Inevitably, the ‘good’ feelings have become desires in themselves, while we try to avoid the ‘bad’ feelings. Of course, the feelings are simply a reflection of our emotional self and to what is happening around us.


So, it is our emotional self that drives us, both physically and emotionally. Add to this the idea that it is our emotions that drive our thinking and it is apparent how much our emotions drive who we are.


I guess many people will scoff at the idea that thinking is an emotional process. Perhaps that’s evidence that thinking is an emotional process. After all, the idea that thinking is an intellectual process is based on a dubious concept that has become such a part of our culture and language that we have difficulty thinking differently.


Of course, those cognitive skills have improved over time and have helped us in many ways, but it is our emotions, rather than that mythical intelligence, that have driven humans to build our civilisations and cultures. It is our emotional self that has made us what we are.


And consider this. If our basic drives are emotional, they are not rigid attributes and can be affected by factors such as culture, perhaps, like those skills, even changing over time, as we have evolved.

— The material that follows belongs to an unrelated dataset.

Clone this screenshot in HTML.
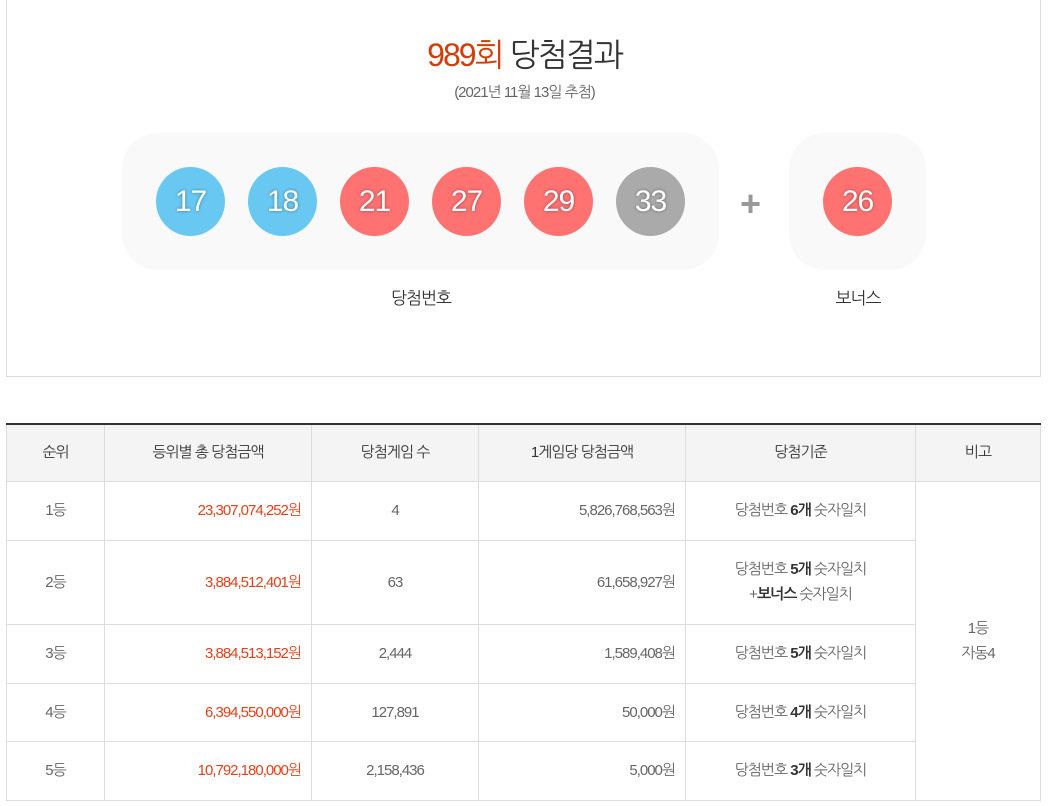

So, the main thing we need to recognise is that we don’t need to ensure our emotions don’t affect our thinking. We need to ensure that our thinking uses those cognitive skills and uses them with as little emotion as possible. After all, if our thinking is emotionally driven, that explains why, so often, we even use those cognitive skills emotionally.


And while the idea may not help us improve, it surely makes human behaviour and human history just a little easier to understand.


Yep, Just my thoughts. Nope, not much research.